» Data
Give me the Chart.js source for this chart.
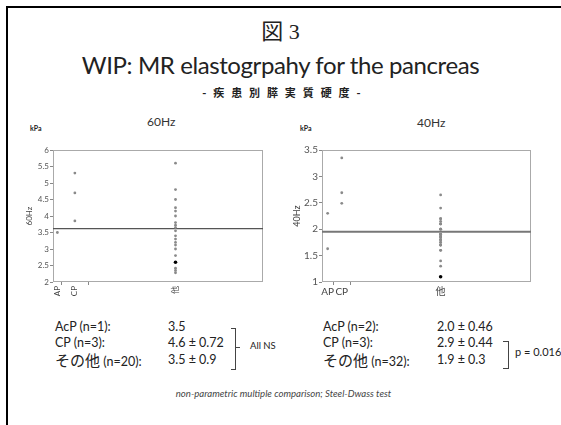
<!DOCTYPE html>
<html>
<head>
<meta charset="utf-8">
<script src="https://cdn.jsdelivr.net/npm/chart.js@4/dist/chart.umd.min.js"></script>
<style>
  body { margin:0; width:561px; height:425px; position:relative; background:#fff; overflow:hidden;
         font-family: Lato, "Noto Sans CJK JP", sans-serif; color:#222; }
  .t { position:absolute; white-space:nowrap; }
  .c { left:0; width:561px; text-align:center; }
  .jp { font-family:"Noto Sans CJK JP", sans-serif; font-size:15px; }
  canvas { position:absolute; }
</style>
</head>
<body>
<div style="position:absolute;left:6px;top:6px;width:600px;height:500px;border-top:2px solid #000;border-left:2px solid #000;"></div>

<div class="t c" style="top:20px;font-size:22px;line-height:24px;font-family:'Liberation Serif','Noto Sans CJK JP',serif;">図&nbsp;3</div>
<div class="t c" style="top:50px;font-size:24px;line-height:30px;letter-spacing:-0.4px;">WIP: MR elastogrpahy for the pancreas</div>
<div class="t c" style="top:85px;left:2px;font-size:11px;line-height:14px;font-weight:bold;letter-spacing:2.2px;font-family:'Noto Sans CJK JP',sans-serif;">- 疾 患 別 膵 実 質 硬 度 -</div>

<div class="t" style="left:30px;top:124px;font-size:7px;font-weight:bold;">kPa</div>
<div class="t" style="left:300px;top:124px;font-size:7px;font-weight:bold;">kPa</div>
<div class="t" style="left:147px;top:114px;font-size:12px;color:#333;">60Hz</div>
<div class="t" style="left:417px;top:115px;font-size:12px;color:#333;">40Hz</div>

<canvas id="chart60" width="255" height="165" style="left:15px;top:140px;"></canvas>
<canvas id="chart40" width="255" height="165" style="left:285px;top:140px;"></canvas>

<!-- summary rows -->
<div class="t" style="left:55px;top:319px;font-size:12.5px;line-height:16px;">AcP (n=1):</div>
<div class="t" style="left:55px;top:335px;font-size:12.5px;line-height:16px;">CP (n=3):</div>
<div class="t" style="left:55px;top:351px;font-size:12.5px;line-height:18px;"><span class="jp">その他</span> (n=20):</div>
<div class="t" style="left:168px;top:319px;font-size:12.5px;line-height:16px;">3.5</div>
<div class="t" style="left:168px;top:335px;font-size:12.5px;line-height:16px;">4.6 ± 0.72</div>
<div class="t" style="left:168px;top:352px;font-size:12.5px;line-height:16px;">3.5 ± 0.9</div>
<div style="position:absolute;left:231px;top:328px;width:4px;height:40px;border:1px solid #444;border-left:none;"></div>
<div style="position:absolute;left:236px;top:347px;width:4px;height:1px;background:#444;"></div>
<div class="t" style="left:250px;top:340px;font-size:9.5px;line-height:12px;">All NS</div>

<div class="t" style="left:323px;top:319px;font-size:12.5px;line-height:16px;">AcP (n=2):</div>
<div class="t" style="left:323px;top:335px;font-size:12.5px;line-height:16px;">CP (n=3):</div>
<div class="t" style="left:323px;top:351px;font-size:12.5px;line-height:18px;"><span class="jp">その他</span> (n=32):</div>
<div class="t" style="left:437px;top:319px;font-size:12.5px;line-height:16px;">2.0 ± 0.46</div>
<div class="t" style="left:437px;top:335px;font-size:12.5px;line-height:16px;">2.9 ± 0.44</div>
<div class="t" style="left:437px;top:352px;font-size:12.5px;line-height:16px;">1.9 ± 0.3</div>
<div style="position:absolute;left:503px;top:341px;width:5px;height:26px;border:1px solid #444;border-left:none;"></div>
<div class="t" style="left:515px;top:346px;font-size:11px;line-height:12px;">p = 0.016</div>

<div class="t" style="left:3px;width:561px;text-align:center;top:388px;font-size:9.6px;line-height:12px;font-style:italic;color:#444;">non-parametric multiple comparison; Steel-Dwass test</div>

<script>
// --- data (kPa) ---
const GROUPS = ['AP', 'CP', '他'];

const AP_60 = [3.5];
const CP_60 = [5.3, 4.7, 3.85];
const OTHER_60 = [5.6, 4.8, 4.5, 4.25, 4.15, 4.0, 3.8, 3.72, 3.65, 3.55,
                  3.4, 3.3, 3.2, 3.12, 3.0, 2.8, 2.6, 2.42, 2.35, 2.28];
const MEAN_60 = 3.62;
const HILITE_60 = 2.6;
const Y_TICKS_60 = [2, 2.5, 3, 3.5, 4, 4.5, 5, 5.5, 6];

const AP_40 = [2.3, 1.63];
const CP_40 = [3.35, 2.69, 2.49];
const OTHER_40 = [2.65, 2.4, 2.2, 2.2, 2.15, 2.1, 2.1, 2.1, 2.0, 2.0,
                  2.0, 1.9, 1.9, 1.9, 1.9, 1.85, 1.85, 1.85, 1.8, 1.8,
                  1.8, 1.75, 1.75, 1.7, 1.7, 1.7, 1.6, 1.6, 1.4, 1.3,
                  1.1, 1.9];
const MEAN_40 = 1.95;
const HILITE_40 = 1.1;
const Y_TICKS_40 = [1, 1.5, 2, 2.5, 3, 3.5];

// box around the plot area
const frameBox = {
  id: 'frameBox',
  beforeDatasetsDraw(chart) {
    const { ctx, chartArea: a } = chart;
    ctx.save();
    ctx.strokeStyle = '#aaa';
    ctx.lineWidth = 1;
    ctx.strokeRect(a.left + 0.5, a.top + 0.5, a.right - a.left - 1, a.bottom - a.top - 1);
    ctx.restore();
  }
};

function makeChart(id, groups, ticksY, mean, hilite, o) {
  // JMP style: each group gets width proportional to its size
  let acc = 0;
  const centers = [], bounds = [], pts = [], colors = [], radii = [];
  groups.forEach((vals, gi) => {
    const c = acc + vals.length / 2;
    centers.push(c);
    vals.forEach(v => {
      pts.push({ x: c, y: v });
      const hi = gi === groups.length - 1 && v === hilite;
      colors.push(hi ? '#000' : '#8a8a8a');
      radii.push(hi ? 1.8 : 1.4);
    });
    acc += vals.length;
    if (gi < groups.length - 1) bounds.push(acc);
  });
  const total = acc;
  const labelAt = v => {
    const i = centers.indexOf(v);
    return i >= 0 ? GROUPS[i] : '';
  };

  return new Chart(document.getElementById(id), {
    type: 'scatter',
    data: {
      datasets: [
        { data: pts, pointBackgroundColor: colors, pointBorderWidth: 0, pointRadius: radii },
        { type: 'line', data: [{ x: 0, y: mean }, { x: total, y: mean }],
          borderColor: o.lineColor, borderWidth: o.lineWidth, pointRadius: 0 }
      ]
    },
    options: {
      responsive: false, animation: false,
      layout: { autoPadding: false, padding: { top: 10, left: o.padLeft, right: o.padRight, bottom: 0 } },
      plugins: { legend: { display: false }, tooltip: { enabled: false } },
      scales: {
        x: {
          type: 'linear', min: 0, max: total,
          afterBuildTicks: s => { s.ticks = centers.concat(bounds).sort((a, b) => a - b).map(v => ({ value: v })); },
          afterFit: s => { s.height = 23; },
          border: { display: false },
          grid: { drawOnChartArea: false, tickLength: 3,
                  tickColor: c => (c.tick && bounds.includes(c.tick.value)) ? '#888' : 'rgba(0,0,0,0)' },
          ticks: { callback: labelAt, autoSkip: false, padding: 1,
                   minRotation: o.rot, maxRotation: o.rot,
                   font: { family: 'Lato, "Noto Sans CJK JP", sans-serif', size: o.xFont }, color: '#444' }
        },
        y: {
          min: ticksY[0], max: ticksY[ticksY.length - 1],
          afterBuildTicks: s => { s.ticks = ticksY.map(v => ({ value: v })); },
          afterFit: s => { s.width = o.yWidth; },
          border: { display: false },
          grid: { drawOnChartArea: false, tickLength: 3, tickColor: '#888' },
          ticks: { padding: 1, callback: v => String(v),
                   font: { family: 'Lato, sans-serif', size: o.yFont }, color: '#555' },
          title: { display: true, text: o.title, padding: 0,
                   font: { family: 'Lato, sans-serif', size: o.titleFont }, color: '#444' }
        }
      }
    },
    plugins: [frameBox]
  });
}

makeChart('chart60', [AP_60, CP_60, OTHER_60], Y_TICKS_60, MEAN_60, HILITE_60,
  { padLeft: 10, padRight: 7, yWidth: 28, rot: 90, xFont: 8, yFont: 8, title: '60Hz', titleFont: 8,
    lineColor: '#555', lineWidth: 1.2 });
makeChart('chart40', [AP_40, CP_40, OTHER_40], Y_TICKS_40, MEAN_40, HILITE_40,
  { padLeft: 7, padRight: 9, yWidth: 30, rot: 0, xFont: 10, yFont: 10, title: '40Hz', titleFont: 9,
    lineColor: '#777', lineWidth: 2 });
</script>
</body>
</html>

» Written request
Repeat only the lines from the beginning of the material through the line containing "硬 度 -</div>", both ends kept, leaving pictures out.

» Output for this task
Give me the Chart.js source for this chart.
<!DOCTYPE html>
<html>
<head>
<meta charset="utf-8">
<script src="https://cdn.jsdelivr.net/npm/chart.js@4/dist/chart.umd.min.js"></script>
<style>
  body { margin:0; width:561px; height:425px; position:relative; background:#fff; overflow:hidden;
         font-family: Lato, "Noto Sans CJK JP", sans-serif; color:#222; }
  .t { position:absolute; white-space:nowrap; }
  .c { left:0; width:561px; text-align:center; }
  .jp { font-family:"Noto Sans CJK JP", sans-serif; font-size:15px; }
  canvas { position:absolute; }
</style>
</head>
<body>
<div style="position:absolute;left:6px;top:6px;width:600px;height:500px;border-top:2px solid #000;border-left:2px solid #000;"></div>

<div class="t c" style="top:20px;font-size:22px;line-height:24px;font-family:'Liberation Serif','Noto Sans CJK JP',serif;">図&nbsp;3</div>
<div class="t c" style="top:50px;font-size:24px;line-height:30px;letter-spacing:-0.4px;">WIP: MR elastogrpahy for the pancreas</div>
<div class="t c" style="top:85px;left:2px;font-size:11px;line-height:14px;font-weight:bold;letter-spacing:2.2px;font-family:'Noto Sans CJK JP',sans-serif;">- 疾 患 別 膵 実 質 硬 度 -</div>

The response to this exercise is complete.